_Do this_: Please restate the following records word for word.

_Data excerpts_:
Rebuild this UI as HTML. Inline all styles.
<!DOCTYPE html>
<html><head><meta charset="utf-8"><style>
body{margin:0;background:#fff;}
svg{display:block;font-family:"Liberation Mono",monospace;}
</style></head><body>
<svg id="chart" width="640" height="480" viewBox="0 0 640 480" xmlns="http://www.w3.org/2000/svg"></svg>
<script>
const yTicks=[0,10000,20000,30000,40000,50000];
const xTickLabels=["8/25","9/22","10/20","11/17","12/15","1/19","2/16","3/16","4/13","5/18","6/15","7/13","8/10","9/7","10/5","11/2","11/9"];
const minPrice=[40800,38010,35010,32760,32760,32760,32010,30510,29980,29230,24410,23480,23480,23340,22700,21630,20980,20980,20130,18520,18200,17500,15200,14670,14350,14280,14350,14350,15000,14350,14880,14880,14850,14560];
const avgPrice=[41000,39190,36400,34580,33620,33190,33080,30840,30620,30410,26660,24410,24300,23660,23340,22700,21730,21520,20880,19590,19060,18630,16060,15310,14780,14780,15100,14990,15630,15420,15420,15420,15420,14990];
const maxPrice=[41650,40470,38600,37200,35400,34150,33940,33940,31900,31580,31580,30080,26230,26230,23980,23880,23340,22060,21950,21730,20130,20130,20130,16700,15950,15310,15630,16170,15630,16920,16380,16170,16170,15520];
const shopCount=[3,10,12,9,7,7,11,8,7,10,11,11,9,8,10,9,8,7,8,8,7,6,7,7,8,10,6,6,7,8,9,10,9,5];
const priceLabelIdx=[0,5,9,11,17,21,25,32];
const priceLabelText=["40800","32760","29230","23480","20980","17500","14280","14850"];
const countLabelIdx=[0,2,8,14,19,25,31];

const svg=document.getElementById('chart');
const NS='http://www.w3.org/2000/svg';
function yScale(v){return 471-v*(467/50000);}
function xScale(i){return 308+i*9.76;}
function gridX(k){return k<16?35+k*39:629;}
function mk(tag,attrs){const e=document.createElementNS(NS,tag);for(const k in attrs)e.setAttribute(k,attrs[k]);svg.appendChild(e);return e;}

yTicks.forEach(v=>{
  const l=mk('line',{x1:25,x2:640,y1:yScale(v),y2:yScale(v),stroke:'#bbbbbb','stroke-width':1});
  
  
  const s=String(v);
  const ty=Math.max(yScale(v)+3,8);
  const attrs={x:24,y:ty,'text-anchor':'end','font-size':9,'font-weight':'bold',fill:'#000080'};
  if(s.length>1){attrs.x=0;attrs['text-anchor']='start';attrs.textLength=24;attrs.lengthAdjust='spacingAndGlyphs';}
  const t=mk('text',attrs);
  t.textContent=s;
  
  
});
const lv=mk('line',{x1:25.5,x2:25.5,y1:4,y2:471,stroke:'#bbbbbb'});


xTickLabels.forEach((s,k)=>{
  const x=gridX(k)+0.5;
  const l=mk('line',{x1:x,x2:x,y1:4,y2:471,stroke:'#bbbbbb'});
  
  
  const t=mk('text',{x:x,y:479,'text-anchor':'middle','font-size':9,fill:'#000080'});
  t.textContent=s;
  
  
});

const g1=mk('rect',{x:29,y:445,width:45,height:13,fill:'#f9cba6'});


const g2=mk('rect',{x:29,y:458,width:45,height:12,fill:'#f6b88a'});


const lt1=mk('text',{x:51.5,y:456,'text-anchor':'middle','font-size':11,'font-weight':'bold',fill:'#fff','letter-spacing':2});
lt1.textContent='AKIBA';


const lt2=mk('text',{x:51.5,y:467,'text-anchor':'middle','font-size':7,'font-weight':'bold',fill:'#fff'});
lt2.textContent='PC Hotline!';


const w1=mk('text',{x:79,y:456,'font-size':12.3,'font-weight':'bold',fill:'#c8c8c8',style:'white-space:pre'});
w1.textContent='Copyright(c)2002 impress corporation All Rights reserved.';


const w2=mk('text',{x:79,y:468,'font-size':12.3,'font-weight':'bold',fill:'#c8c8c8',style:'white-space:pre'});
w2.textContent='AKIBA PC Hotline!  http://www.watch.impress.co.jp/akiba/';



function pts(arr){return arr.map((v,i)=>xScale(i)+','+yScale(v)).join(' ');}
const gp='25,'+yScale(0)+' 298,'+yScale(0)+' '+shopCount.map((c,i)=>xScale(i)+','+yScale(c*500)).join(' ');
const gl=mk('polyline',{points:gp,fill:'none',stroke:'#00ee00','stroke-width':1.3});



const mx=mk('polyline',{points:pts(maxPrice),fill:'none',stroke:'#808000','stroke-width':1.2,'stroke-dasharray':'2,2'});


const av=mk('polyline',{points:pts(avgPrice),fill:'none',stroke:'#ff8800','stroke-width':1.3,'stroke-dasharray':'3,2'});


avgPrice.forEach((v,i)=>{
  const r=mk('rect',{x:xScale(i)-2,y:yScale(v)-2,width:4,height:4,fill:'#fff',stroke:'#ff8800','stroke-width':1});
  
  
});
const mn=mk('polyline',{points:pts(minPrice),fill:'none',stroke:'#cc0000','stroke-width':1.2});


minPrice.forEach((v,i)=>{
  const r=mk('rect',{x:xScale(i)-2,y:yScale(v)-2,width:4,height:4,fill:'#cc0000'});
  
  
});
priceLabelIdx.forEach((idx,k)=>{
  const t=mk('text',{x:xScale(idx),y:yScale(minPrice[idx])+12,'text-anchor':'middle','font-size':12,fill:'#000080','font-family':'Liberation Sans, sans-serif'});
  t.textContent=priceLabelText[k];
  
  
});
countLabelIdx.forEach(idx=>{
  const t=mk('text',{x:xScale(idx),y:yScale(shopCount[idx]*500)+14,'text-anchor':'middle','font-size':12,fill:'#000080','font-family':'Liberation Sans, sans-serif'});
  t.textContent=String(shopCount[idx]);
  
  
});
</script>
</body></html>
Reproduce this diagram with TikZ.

_Completed exercise_:
Rebuild this UI as HTML. Inline all styles.
<!DOCTYPE html>
<html><head><meta charset="utf-8"><style>
body{margin:0;background:#fff;}
svg{display:block;font-family:"Liberation Mono",monospace;}
</style></head><body>
<svg id="chart" width="640" height="480" viewBox="0 0 640 480" xmlns="http://www.w3.org/2000/svg"></svg>
<script>
const yTicks=[0,10000,20000,30000,40000,50000];
const xTickLabels=["8/25","9/22","10/20","11/17","12/15","1/19","2/16","3/16","4/13","5/18","6/15","7/13","8/10","9/7","10/5","11/2","11/9"];
const minPrice=[40800,38010,35010,32760,32760,32760,32010,30510,29980,29230,24410,23480,23480,23340,22700,21630,20980,20980,20130,18520,18200,17500,15200,14670,14350,14280,14350,14350,15000,14350,14880,14880,14850,14560];
const avgPrice=[41000,39190,36400,34580,33620,33190,33080,30840,30620,30410,26660,24410,24300,23660,23340,22700,21730,21520,20880,19590,19060,18630,16060,15310,14780,14780,15100,14990,15630,15420,15420,15420,15420,14990];
const maxPrice=[41650,40470,38600,37200,35400,34150,33940,33940,31900,31580,31580,30080,26230,26230,23980,23880,23340,22060,21950,21730,20130,20130,20130,16700,15950,15310,15630,16170,15630,16920,16380,16170,16170,15520];
const shopCount=[3,10,12,9,7,7,11,8,7,10,11,11,9,8,10,9,8,7,8,8,7,6,7,7,8,10,6,6,7,8,9,10,9,5];
const priceLabelIdx=[0,5,9,11,17,21,25,32];
const priceLabelText=["40800","32760","29230","23480","20980","17500","14280","14850"];
const countLabelIdx=[0,2,8,14,19,25,31];

const svg=document.getElementById('chart');
const NS='http://www.w3.org/2000/svg';
function yScale(v){return 471-v*(467/50000);}
function xScale(i){return 308+i*9.76;}
function gridX(k){return k<16?35+k*39:629;}
function mk(tag,attrs){const e=document.createElementNS(NS,tag);for(const k in attrs)e.setAttribute(k,attrs[k]);svg.appendChild(e);return e;}

yTicks.forEach(v=>{
  const l=mk('line',{x1:25,x2:640,y1:yScale(v),y2:yScale(v),stroke:'#bbbbbb','stroke-width':1});
  
  
  const s=String(v);
  const ty=Math.max(yScale(v)+3,8);
  const attrs={x:24,y:ty,'text-anchor':'end','font-size':9,'font-weight':'bold',fill:'#000080'};
  if(s.length>1){attrs.x=0;attrs['text-anchor']='start';attrs.textLength=24;attrs.lengthAdjust='spacingAndGlyphs';}
  const t=mk('text',attrs);
  t.textContent=s;
  
  
});
const lv=mk('line',{x1:25.5,x2:25.5,y1:4,y2:471,stroke:'#bbbbbb'});


xTickLabels.forEach((s,k)=>{
  const x=gridX(k)+0.5;
  const l=mk('line',{x1:x,x2:x,y1:4,y2:471,stroke:'#bbbbbb'});
  
  
  const t=mk('text',{x:x,y:479,'text-anchor':'middle','font-size':9,fill:'#000080'});
  t.textContent=s;
  
  
});

const g1=mk('rect',{x:29,y:445,width:45,height:13,fill:'#f9cba6'});


const g2=mk('rect',{x:29,y:458,width:45,height:12,fill:'#f6b88a'});


const lt1=mk('text',{x:51.5,y:456,'text-anchor':'middle','font-size':11,'font-weight':'bold',fill:'#fff','letter-spacing':2});
lt1.textContent='AKIBA';


const lt2=mk('text',{x:51.5,y:467,'text-anchor':'middle','font-size':7,'font-weight':'bold',fill:'#fff'});
lt2.textContent='PC Hotline!';


const w1=mk('text',{x:79,y:456,'font-size':12.3,'font-weight':'bold',fill:'#c8c8c8',style:'white-space:pre'});
w1.textContent='Copyright(c)2002 impress corporation All Rights reserved.';


const w2=mk('text',{x:79,y:468,'font-size':12.3,'font-weight':'bold',fill:'#c8c8c8',style:'white-space:pre'});
w2.textContent='AKIBA PC Hotline!  http://www.watch.impress.co.jp/akiba/';



function pts(arr){return arr.map((v,i)=>xScale(i)+','+yScale(v)).join(' ');}
const gp='25,'+yScale(0)+' 298,'+yScale(0)+' '+shopCount.map((c,i)=>xScale(i)+','+yScale(c*500)).join(' ');
const gl=mk('polyline',{points:gp,fill:'none',stroke:'#00ee00','stroke-width':1.3});



const mx=mk('polyline',{points:pts(maxPrice),fill:'none',stroke:'#808000','stroke-width':1.2,'stroke-dasharray':'2,2'});


const av=mk('polyline',{points:pts(avgPrice),fill:'none',stroke:'#ff8800','stroke-width':1.3,'stroke-dasharray':'3,2'});


avgPrice.forEach((v,i)=>{
  const r=mk('rect',{x:xScale(i)-2,y:yScale(v)-2,width:4,height:4,fill:'#fff',stroke:'#ff8800','stroke-width':1});
  
  
});
const mn=mk('polyline',{points:pts(minPrice),fill:'none',stroke:'#cc0000','stroke-width':1.2});


minPrice.forEach((v,i)=>{
  const r=mk('rect',{x:xScale(i)-2,y:yScale(v)-2,width:4,height:4,fill:'#cc0000'});
  
  
});
priceLabelIdx.forEach((idx,k)=>{
  const t=mk('text',{x:xScale(idx),y:yScale(minPrice[idx])+12,'text-anchor':'middle','font-size':12,fill:'#000080','font-family':'Liberation Sans, sans-serif'});
  t.textContent=priceLabelText[k];
  
  
});
countLabelIdx.forEach(idx=>{
  const t=mk('text',{x:xScale(idx),y:yScale(shopCount[idx]*500)+14,'text-anchor':'middle','font-size':12,fill:'#000080','font-family':'Liberation Sans, sans-serif'});
  t.textContent=String(shopCount[idx]);
  
  
});
</script>
</body></html>
Reproduce this diagram with TikZ.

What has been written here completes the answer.